U.S. 95 work won’t be kept secret
Monday, Aug. 18, 2003 | 9:07 a.m.
The Nevada Department of Transportation is changing its policy and will inform people who live near the U.S. 95 widening project when demolition is imminent.
The department tore down about 150 homes in the path of the highway's expansion between the Spaghetti Bowl and Rainbow Boulevard last month. Residents nearby told the Las Vegas Sun that although they knew the demolition would come someday, they would have liked more notice closer to the day that it happened.
The residents said dust from the demolition got into their swimming pools and homes. If they had been notified, they said, they could have been better prepared to deal with the dust.
Jeff Fountaine, NDOT director, apologized in a public letter to the residents last week.

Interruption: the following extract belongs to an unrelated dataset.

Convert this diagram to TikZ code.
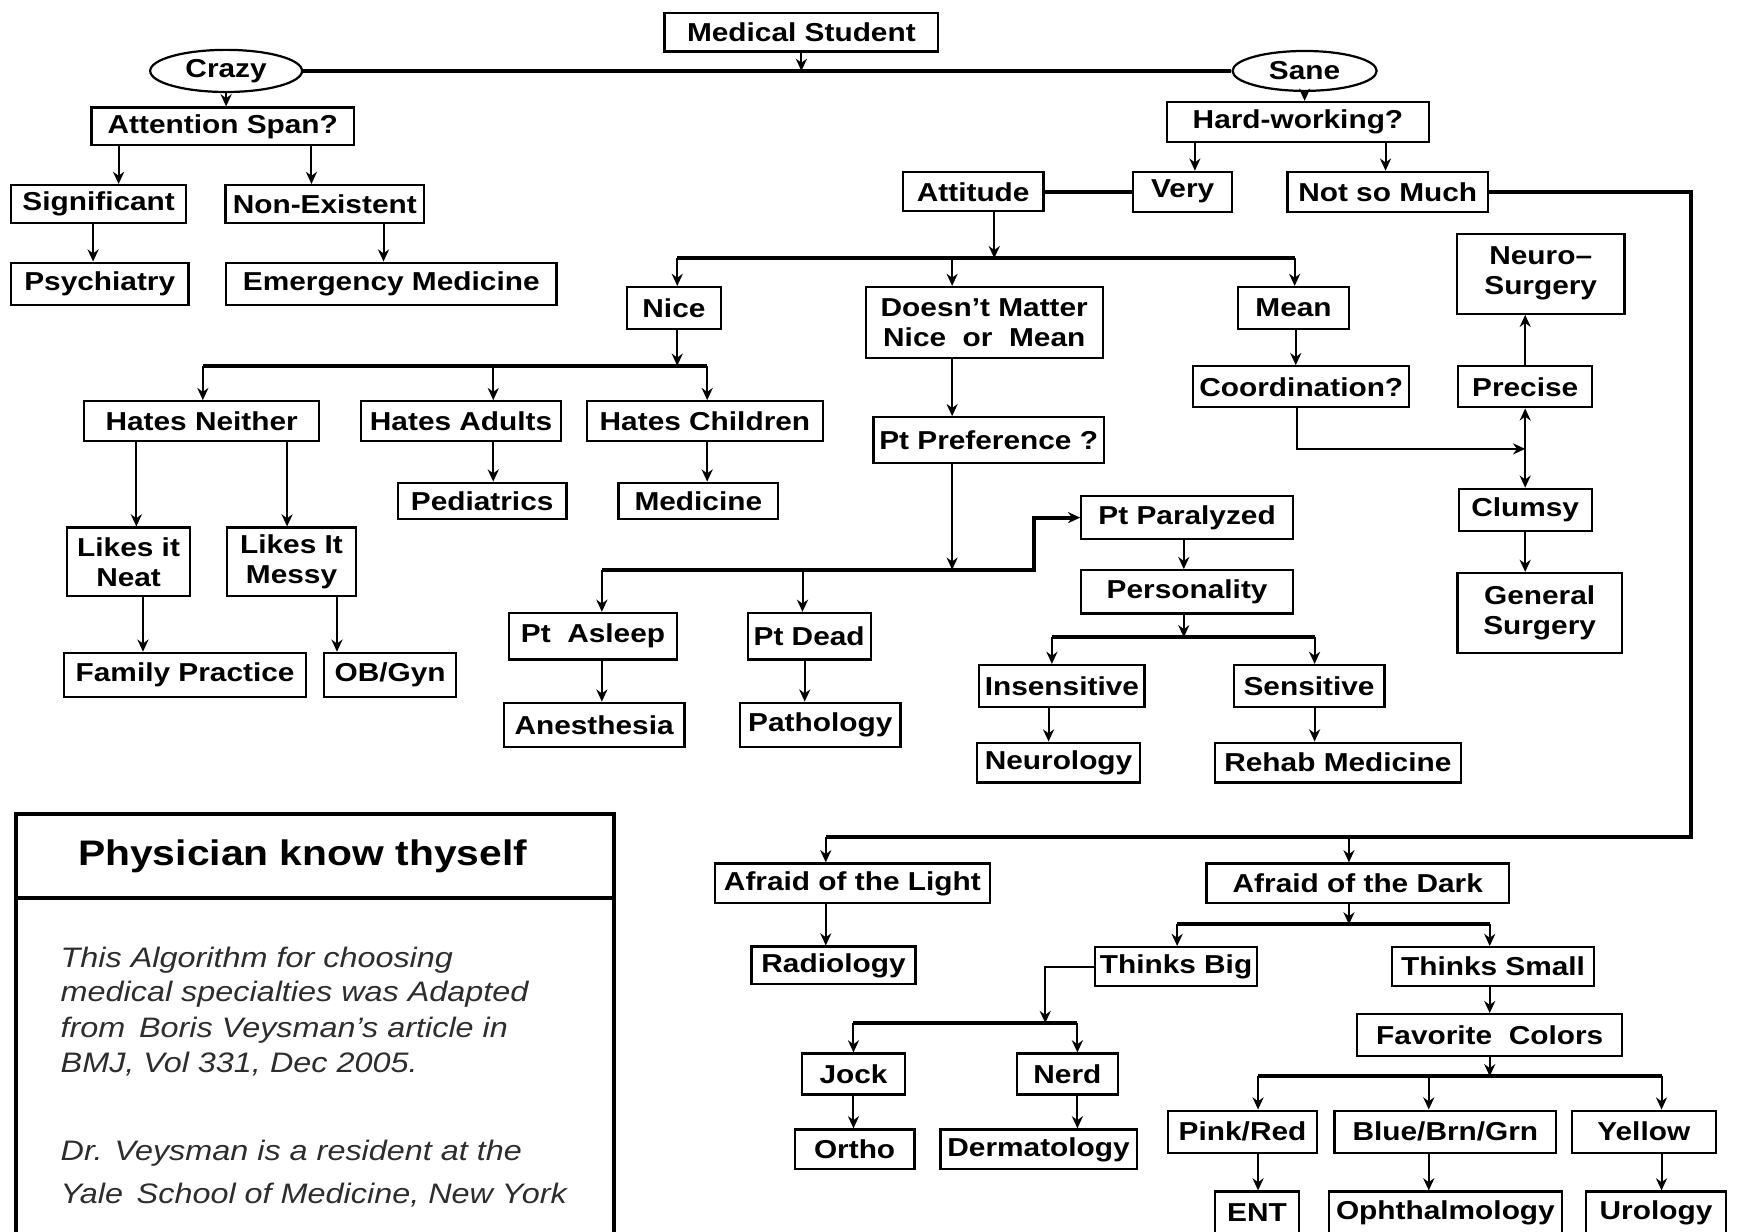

"There should have been better communications by the department," Fountaine said. "Prior to any future demolition, the department will make every effort to notify adjacent residents."
Department officials characterized the lack of notification as an oversight in a large, complex operation. NDOT officials had earlier said that the law did not require contractors to notify the neighbors before demolition began, an answer that did not sit well with some of the residents.
At the time, they also said they would look at the policy and might make changes.
Scott Magruder, NDOT spokesman, said the department or its contractors will probably use simple "door-hangers" to notify neighbors of coming demolition work.
Magruder said the department will likely begin a new phase of demolition on nearby commercial structures some time next year.
Barbara Alessi, a resident of Chelsea Circle, a cul-de-ac just outside the demolition area off Jones Boulevard, said she was pleased that the policy was changed.
"Big government," she said, has a reputation for not listening to the problems of ordinary people.
"In this case, they did," Alessi said. "I was very surprised. It was really nice that we were heard.
"We made a difference."
The $440 million construction project started this year and by 2006 will expand the six-lane highway to 10 lanes. The project is designed to ease the traffic bottleneck on rush hours between Rainbow and downtown.